Crosstalk between SET7/9-dependent methylation and ARTD1-mediated ADP-ribosylation of histone H1.4
1 Institute of Veterinary Biochemistry and Molecular Biology, University of Zurich, Winterthurerstrasse 190, Zurich, 8057, Switzerland
2 Life Science Zurich Graduate School, Molecular Life Science Program, University of Zurich, Zurich, Switzerland
Epigenetics & Chromatin 2013, 6:1 doi:10.1186/1756-8935-6-1Published: 5 January 2013
Different histone post-translational modifications (PTMs) fine-tune and integrate different cellular signaling pathways at the chromatin level. ADP-ribose modification of histones by cellular ADP-ribosyltransferases such as ARTD1 (PARP1) is one of the many elements of the histone code. All 5 histone proteins were described to be ADP-ribosylated in vitro and in vivo. However, the crosstalk between ADP-ribosylation and other modifications is little understood.

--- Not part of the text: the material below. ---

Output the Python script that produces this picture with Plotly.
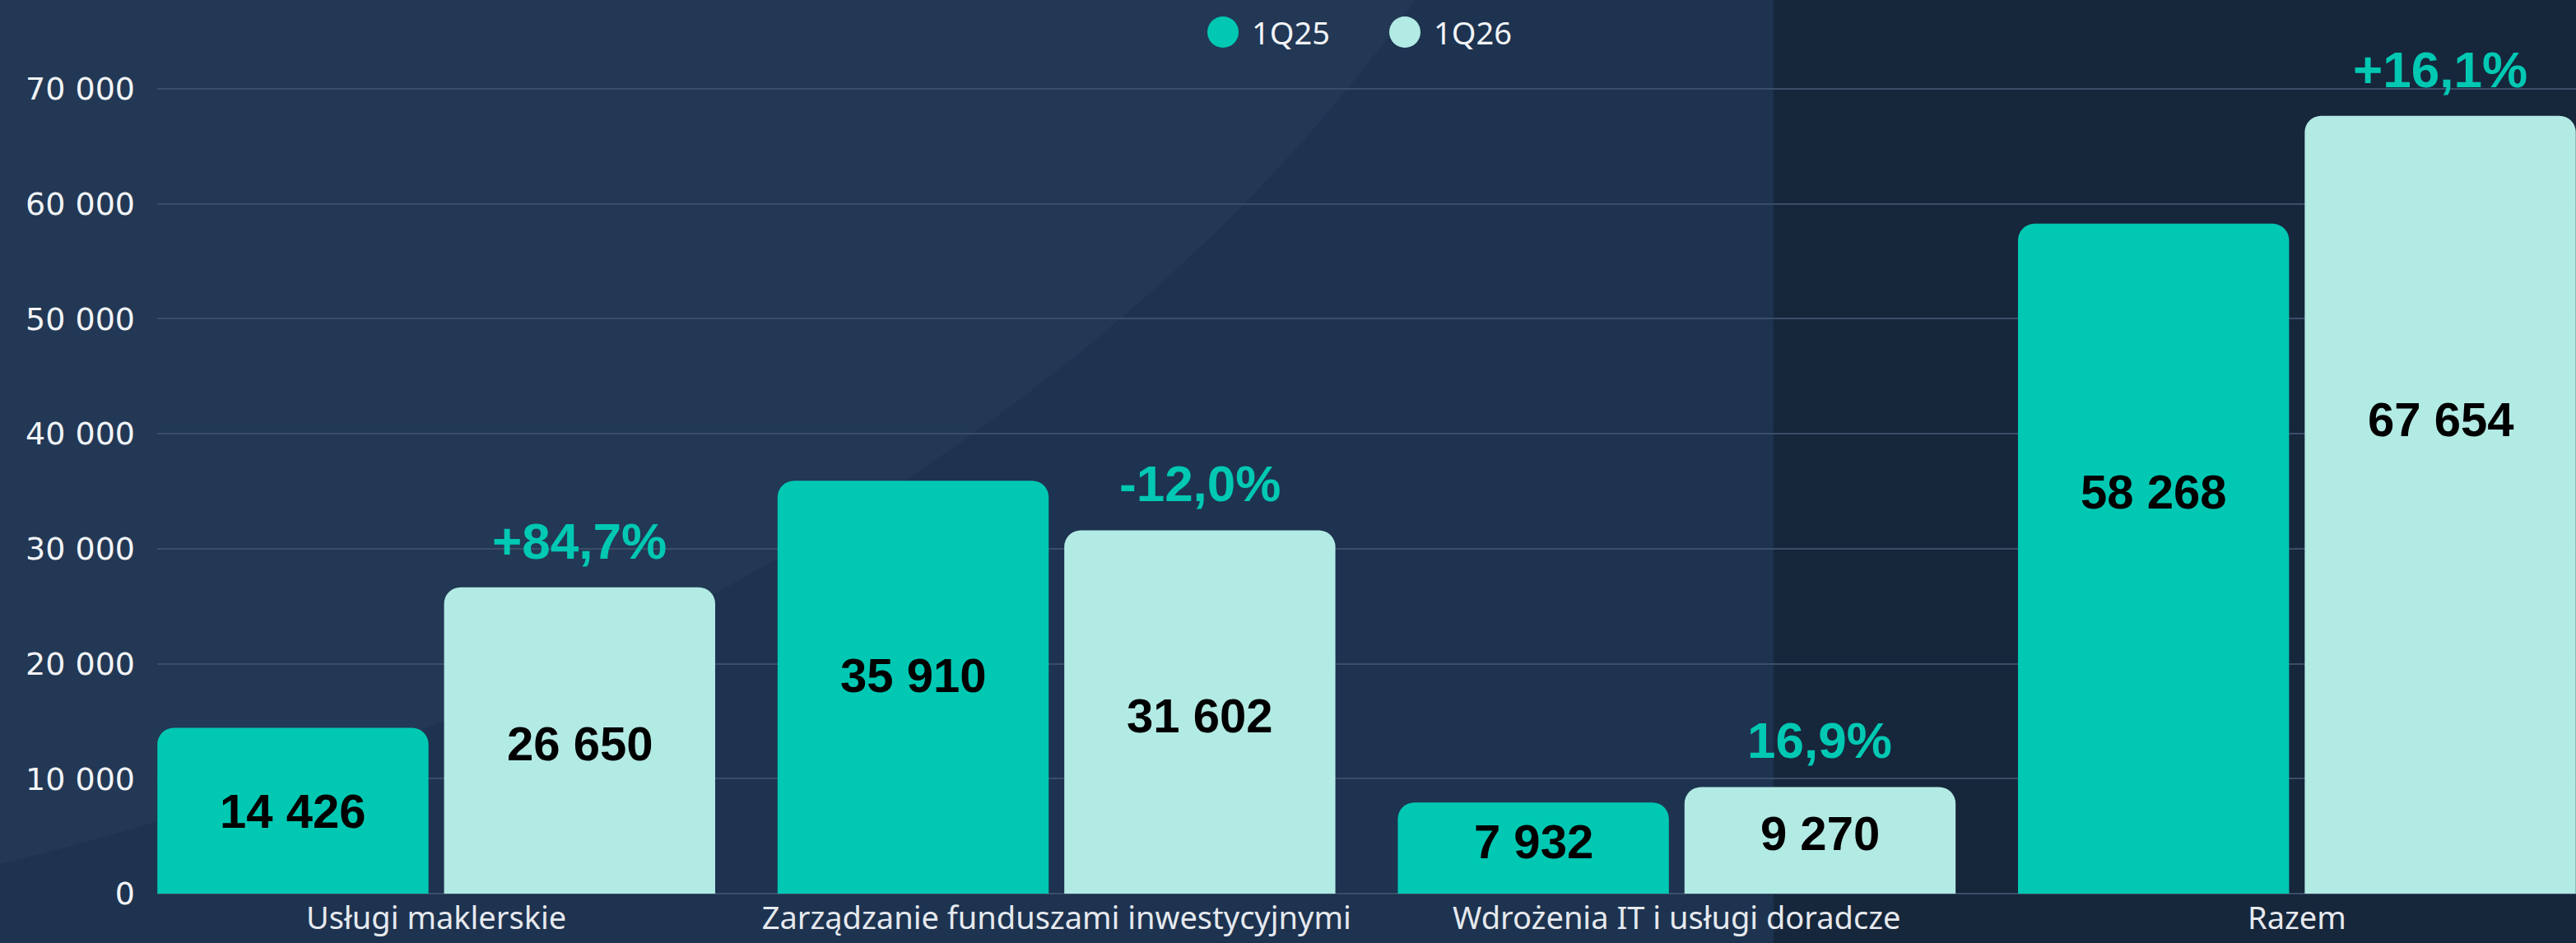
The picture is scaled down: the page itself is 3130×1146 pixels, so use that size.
import plotly.graph_objects as go

# ======================== data ========================
categories = ["Usługi maklerskie", "Zarządzanie funduszami inwestycyjnymi",
              "Wdrożenia IT i usługi doradcze", "Razem"]
q1_25 = [14426, 35910, 7932, 58268]
q1_26 = [26650, 31602, 9270, 67654]
change_labels = ["+84,7%", "-12,0%", "16,9%", "+16,1%"]
y_ticks = [0, 10000, 20000, 30000, 40000, 50000, 60000, 70000]
series_names = ["1Q25", "1Q26"]

# where the value sits inside each bar (share of bar height)
label_frac_25 = [0.5, 0.53, 0.57, 0.6]
label_frac_26 = [0.49, 0.49, 0.57, 0.61]

TEAL = "#00C8B3"
LIGHT = "#B2EAE4"
BG = "#16263B"
BG_LEFT = "#1D3350"
GRID = "#3A4E68"
W, H = 3130, 1146
M = dict(l=191, r=0, t=80, b=60)
PW = W - M["l"] - M["r"]
PH = H - M["t"] - M["b"]


def fmt(v):
    return f"{v:,}".replace(",", " ")


def px_x(p):
    return (p - M["l"]) / PW


def px_y(p):
    return (H - M["b"] - p) / PH


fig = go.Figure()
fig.add_trace(go.Bar(x=categories, y=q1_25, name=series_names[0],
                     marker=dict(color=TEAL, line_width=0), showlegend=False))
fig.add_trace(go.Bar(x=categories, y=q1_26, name=series_names[1],
                     marker=dict(color=LIGHT, line_width=0), showlegend=False))

# bar offsets in pixels (half a slot)
pitch = PW / 3.9
slot = pitch * (1 - 0.0755) / 2
half = slot / 2

annotations = []
value_font = dict(family="Liberation Sans", size=58, color="black", weight="bold")
pct_font = dict(family="Liberation Sans", size=62, color=TEAL, weight="bold")
for i, c in enumerate(categories):
    annotations.append(dict(x=c, y=q1_25[i] * label_frac_25[i], text=fmt(q1_25[i]),
                            xshift=-half, showarrow=False, font=value_font))
    annotations.append(dict(x=c, y=q1_26[i] * label_frac_26[i], text=fmt(q1_26[i]),
                            xshift=half, showarrow=False, font=value_font))
    annotations.append(dict(x=c, y=q1_26[i], text=change_labels[i], xshift=half,
                            yshift=20, yanchor="bottom", showarrow=False, font=pct_font))

# hand-drawn legend (round markers)
legend_font = dict(family="Noto Sans", size=38, color="#F2F4F7")
shapes = [
    dict(type="rect", xref="paper", yref="paper", x0=px_x(0), x1=px_x(2155),
         y0=px_y(H), y1=px_y(0), fillcolor=BG_LEFT, line_width=0, layer="below"),
    dict(type="path", xref="paper", yref="paper", layer="below", line_width=0,
         fillcolor="rgba(90,110,140,0.09)",
         path=(f"M {px_x(0)},{px_y(1050)} C {px_x(700)},{px_y(880)} "
               f"{px_x(1350)},{px_y(520)} {px_x(1720)},{px_y(0)} "
               f"L {px_x(0)},{px_y(0)} Z")),
]
for name, color, cx in [(series_names[0], TEAL, 1486), (series_names[1], LIGHT, 1707)]:
    shapes.append(dict(type="circle", xref="paper", yref="paper", xsizemode="pixel",
                       ysizemode="pixel", xanchor=px_x(cx), yanchor=px_y(39),
                       x0=-19, x1=19, y0=-19, y1=19, fillcolor=color, line_width=0))
    annotations.append(dict(xref="paper", yref="paper", x=px_x(cx + 33), y=px_y(39),
                            xanchor="left", yanchor="middle", text=name,
                            showarrow=False, font=legend_font))

fig.update_layout(
    width=W, height=H,
    margin=M,
    paper_bgcolor=BG,
    plot_bgcolor="rgba(0,0,0,0)",
    barmode="group",
    bargap=0.0755,
    bargroupgap=0.0544,
    barcornerradius=20,
    separators=", ",
    showlegend=False,
    hovermode=False,
    font=dict(family="Noto Sans", color="#F2F4F7"),
    shapes=shapes,
    annotations=annotations,
)
fig.update_xaxes(range=[-0.45, 3.45], showgrid=False, zeroline=False, showline=False,
                 tickfont=dict(size=38, color="#E6E9EE"), ticks="", ticklabelstandoff=4)
fig.update_yaxes(range=[0, 72000], tickvals=y_ticks, tickformat=",d",
                 showgrid=True, gridcolor=GRID, gridwidth=2,
                 zeroline=True, zerolinecolor=GRID, zerolinewidth=2,
                 tickfont=dict(family="DejaVu Sans", size=38, color="#F2F4F7"),
                 ticklabelstandoff=26)

# drop the default page margin so the chart starts at the window corner
fig.write_html("out.html", config={"displayModeBar": False}, post_script=(
    "document.body.style.margin='0';"
    "document.body.style.background='" + BG + "';"))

In experiments with isolated histones, it was found that ADP-ribosylation of H3 by ARTD1 prevents H3 methylation by SET7/9. However, poly(ADP-ribosyl)ation (PARylation) of histone H3 surprisingly allowed subsequent methylation of H1 by SET7/9. Histone H1 was thus identified as a new target for SET7/9. The SET7/9 methylation sites in H1.4 were pinpointed to the last lysine residues of the six KAK motifs in the C-terminal domain (K121, K129, K159, K171, K177 and K192). Interestingly, H1 and the known SET7/9 target protein H3 competed with each other for SET7/9-dependent methylation.
The results presented here identify H1.4 as a novel SET7/9 target protein, and document an intricate crosstalk between H3 and H1 methylation and PARylation, thus implying substrate competition as a regulatory mechanism. Thereby, these results underline the role of ADP-ribosylation as an element of the histone code.